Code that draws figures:
-*-
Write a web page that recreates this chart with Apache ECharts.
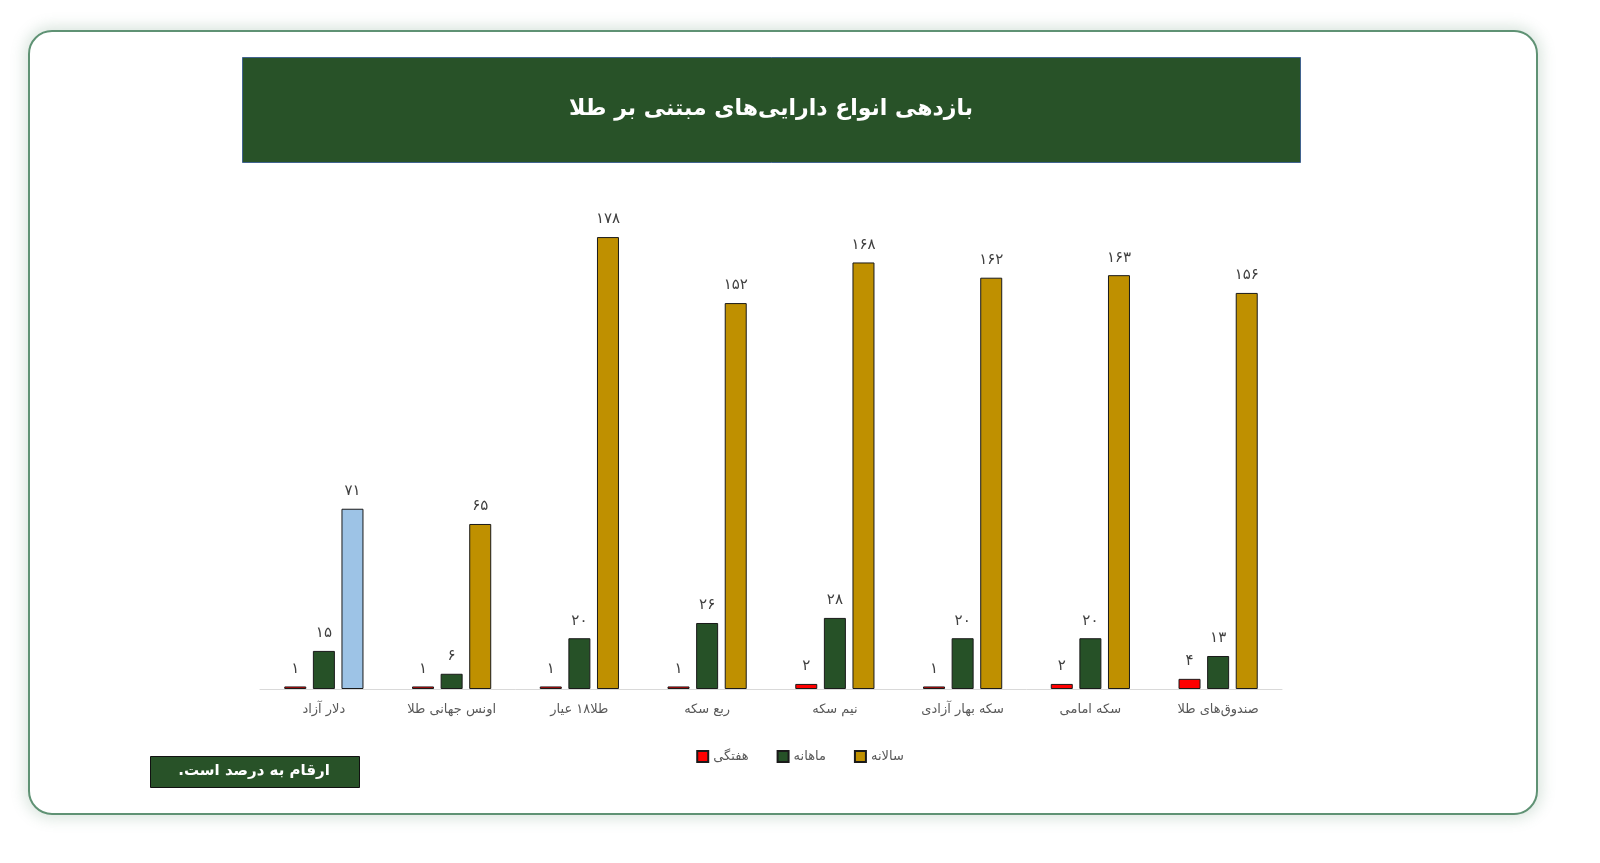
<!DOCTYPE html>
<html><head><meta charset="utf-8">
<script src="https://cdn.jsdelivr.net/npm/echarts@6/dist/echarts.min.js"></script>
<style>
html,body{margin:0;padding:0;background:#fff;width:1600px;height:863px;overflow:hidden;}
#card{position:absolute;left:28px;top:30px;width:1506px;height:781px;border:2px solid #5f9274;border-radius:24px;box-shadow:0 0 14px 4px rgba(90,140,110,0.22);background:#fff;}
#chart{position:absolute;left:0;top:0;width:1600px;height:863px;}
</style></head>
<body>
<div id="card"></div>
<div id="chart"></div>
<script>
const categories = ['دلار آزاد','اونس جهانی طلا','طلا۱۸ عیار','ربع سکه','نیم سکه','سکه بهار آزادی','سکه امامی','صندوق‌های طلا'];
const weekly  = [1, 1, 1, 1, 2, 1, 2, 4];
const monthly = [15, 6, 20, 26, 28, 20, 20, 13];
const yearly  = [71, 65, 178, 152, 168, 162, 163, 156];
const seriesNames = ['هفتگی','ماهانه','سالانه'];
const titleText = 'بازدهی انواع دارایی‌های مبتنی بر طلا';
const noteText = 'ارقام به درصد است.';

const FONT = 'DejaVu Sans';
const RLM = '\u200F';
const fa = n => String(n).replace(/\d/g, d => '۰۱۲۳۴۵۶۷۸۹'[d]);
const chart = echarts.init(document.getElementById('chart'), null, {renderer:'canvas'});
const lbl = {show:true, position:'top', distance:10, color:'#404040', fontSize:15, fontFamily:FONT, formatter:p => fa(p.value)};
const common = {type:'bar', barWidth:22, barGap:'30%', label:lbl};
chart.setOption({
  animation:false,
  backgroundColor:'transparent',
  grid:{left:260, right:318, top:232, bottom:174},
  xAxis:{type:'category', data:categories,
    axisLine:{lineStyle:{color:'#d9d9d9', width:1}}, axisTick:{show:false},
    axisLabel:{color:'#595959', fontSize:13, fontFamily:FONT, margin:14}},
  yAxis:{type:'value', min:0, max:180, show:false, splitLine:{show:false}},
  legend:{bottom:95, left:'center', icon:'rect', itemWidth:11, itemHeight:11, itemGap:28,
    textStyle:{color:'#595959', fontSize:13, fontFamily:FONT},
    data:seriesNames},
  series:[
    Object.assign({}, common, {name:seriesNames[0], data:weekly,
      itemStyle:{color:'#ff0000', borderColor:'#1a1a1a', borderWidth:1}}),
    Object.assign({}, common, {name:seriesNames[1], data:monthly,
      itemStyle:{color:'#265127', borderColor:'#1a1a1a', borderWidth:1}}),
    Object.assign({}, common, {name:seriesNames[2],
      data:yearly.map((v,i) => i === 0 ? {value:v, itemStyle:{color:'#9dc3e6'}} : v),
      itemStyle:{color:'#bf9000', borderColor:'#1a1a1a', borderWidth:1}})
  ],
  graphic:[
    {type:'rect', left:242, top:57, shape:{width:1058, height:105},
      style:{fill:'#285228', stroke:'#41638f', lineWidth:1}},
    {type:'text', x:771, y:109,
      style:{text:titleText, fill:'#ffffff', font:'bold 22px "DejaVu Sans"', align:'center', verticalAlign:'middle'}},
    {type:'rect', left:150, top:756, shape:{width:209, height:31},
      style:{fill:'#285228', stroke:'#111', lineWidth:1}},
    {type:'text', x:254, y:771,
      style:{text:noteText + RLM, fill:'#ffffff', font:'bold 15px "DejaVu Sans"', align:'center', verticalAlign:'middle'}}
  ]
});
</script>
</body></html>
-*-
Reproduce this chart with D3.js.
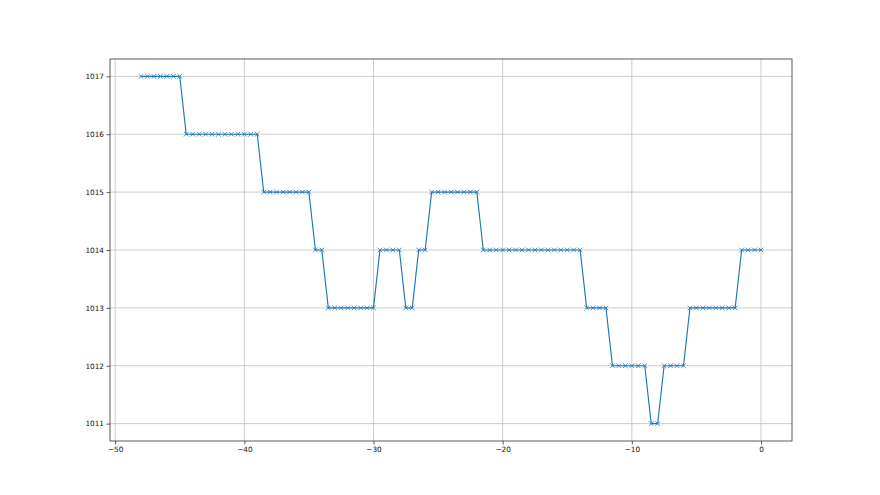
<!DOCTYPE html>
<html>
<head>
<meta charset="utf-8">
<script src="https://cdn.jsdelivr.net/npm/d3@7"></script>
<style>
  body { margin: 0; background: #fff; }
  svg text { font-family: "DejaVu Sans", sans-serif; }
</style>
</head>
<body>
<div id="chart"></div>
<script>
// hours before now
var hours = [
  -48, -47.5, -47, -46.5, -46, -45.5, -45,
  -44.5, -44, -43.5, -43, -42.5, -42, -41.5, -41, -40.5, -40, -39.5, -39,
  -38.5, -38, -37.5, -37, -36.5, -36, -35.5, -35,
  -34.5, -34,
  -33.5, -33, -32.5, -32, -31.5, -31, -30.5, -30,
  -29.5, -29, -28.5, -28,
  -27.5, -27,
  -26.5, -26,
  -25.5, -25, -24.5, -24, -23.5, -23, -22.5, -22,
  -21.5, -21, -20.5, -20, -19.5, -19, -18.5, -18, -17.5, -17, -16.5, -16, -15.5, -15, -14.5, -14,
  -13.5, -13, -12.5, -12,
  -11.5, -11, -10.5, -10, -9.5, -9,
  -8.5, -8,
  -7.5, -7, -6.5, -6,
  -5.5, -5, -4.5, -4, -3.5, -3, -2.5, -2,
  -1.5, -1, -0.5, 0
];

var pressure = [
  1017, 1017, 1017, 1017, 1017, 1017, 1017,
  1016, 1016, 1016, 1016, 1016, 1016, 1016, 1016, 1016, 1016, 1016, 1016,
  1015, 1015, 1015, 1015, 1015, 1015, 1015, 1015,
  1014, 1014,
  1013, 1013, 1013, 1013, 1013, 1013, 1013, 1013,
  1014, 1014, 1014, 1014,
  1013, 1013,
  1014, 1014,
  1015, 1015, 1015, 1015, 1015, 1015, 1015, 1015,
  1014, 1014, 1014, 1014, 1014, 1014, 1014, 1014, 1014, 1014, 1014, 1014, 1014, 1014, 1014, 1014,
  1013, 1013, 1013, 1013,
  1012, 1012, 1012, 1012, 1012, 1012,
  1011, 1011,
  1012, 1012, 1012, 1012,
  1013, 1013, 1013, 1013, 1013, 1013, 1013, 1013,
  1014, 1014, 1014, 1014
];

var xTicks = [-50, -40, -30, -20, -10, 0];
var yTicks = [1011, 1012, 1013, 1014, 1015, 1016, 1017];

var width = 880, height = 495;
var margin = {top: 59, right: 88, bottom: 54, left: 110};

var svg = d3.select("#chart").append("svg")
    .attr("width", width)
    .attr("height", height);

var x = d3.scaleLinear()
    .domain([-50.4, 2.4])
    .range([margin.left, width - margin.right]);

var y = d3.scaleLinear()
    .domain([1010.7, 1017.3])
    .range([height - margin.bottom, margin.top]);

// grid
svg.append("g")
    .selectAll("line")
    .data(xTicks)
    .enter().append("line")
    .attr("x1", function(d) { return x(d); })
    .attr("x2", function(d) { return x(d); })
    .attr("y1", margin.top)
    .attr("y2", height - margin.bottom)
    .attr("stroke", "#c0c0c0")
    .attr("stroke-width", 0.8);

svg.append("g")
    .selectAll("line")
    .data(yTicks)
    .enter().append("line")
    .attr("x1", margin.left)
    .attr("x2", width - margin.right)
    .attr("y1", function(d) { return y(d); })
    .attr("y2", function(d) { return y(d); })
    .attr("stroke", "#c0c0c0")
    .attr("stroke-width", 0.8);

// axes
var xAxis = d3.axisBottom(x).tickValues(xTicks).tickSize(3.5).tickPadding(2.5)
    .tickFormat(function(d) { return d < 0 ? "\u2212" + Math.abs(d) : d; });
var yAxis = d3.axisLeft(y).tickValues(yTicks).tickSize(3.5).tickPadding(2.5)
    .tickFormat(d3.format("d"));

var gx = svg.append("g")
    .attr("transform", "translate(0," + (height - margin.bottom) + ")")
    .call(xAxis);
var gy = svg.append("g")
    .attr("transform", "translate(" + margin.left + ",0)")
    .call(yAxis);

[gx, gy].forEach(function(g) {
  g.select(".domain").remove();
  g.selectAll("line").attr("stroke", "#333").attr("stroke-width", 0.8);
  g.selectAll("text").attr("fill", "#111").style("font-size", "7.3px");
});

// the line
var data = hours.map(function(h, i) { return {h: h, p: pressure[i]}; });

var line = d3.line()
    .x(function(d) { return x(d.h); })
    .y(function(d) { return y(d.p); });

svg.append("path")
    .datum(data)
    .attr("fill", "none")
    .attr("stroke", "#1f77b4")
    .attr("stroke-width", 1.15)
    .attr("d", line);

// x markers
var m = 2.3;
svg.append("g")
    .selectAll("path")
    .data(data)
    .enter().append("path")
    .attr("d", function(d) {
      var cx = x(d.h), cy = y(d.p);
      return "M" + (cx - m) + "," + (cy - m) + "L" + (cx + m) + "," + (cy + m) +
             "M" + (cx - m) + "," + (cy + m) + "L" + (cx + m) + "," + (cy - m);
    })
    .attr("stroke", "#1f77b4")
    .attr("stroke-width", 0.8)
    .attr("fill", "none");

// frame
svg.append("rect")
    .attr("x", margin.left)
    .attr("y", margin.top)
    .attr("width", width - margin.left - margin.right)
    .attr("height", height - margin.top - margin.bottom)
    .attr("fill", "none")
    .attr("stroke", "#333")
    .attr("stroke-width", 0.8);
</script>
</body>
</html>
-*-
[PROBLEM REQUIREMENTS]
Scan the records above for the string "this", then report every line that contains it.

[EXERCISE RESULT]
Write a web page that recreates this chart with Apache ECharts.
Reproduce this chart with D3.js.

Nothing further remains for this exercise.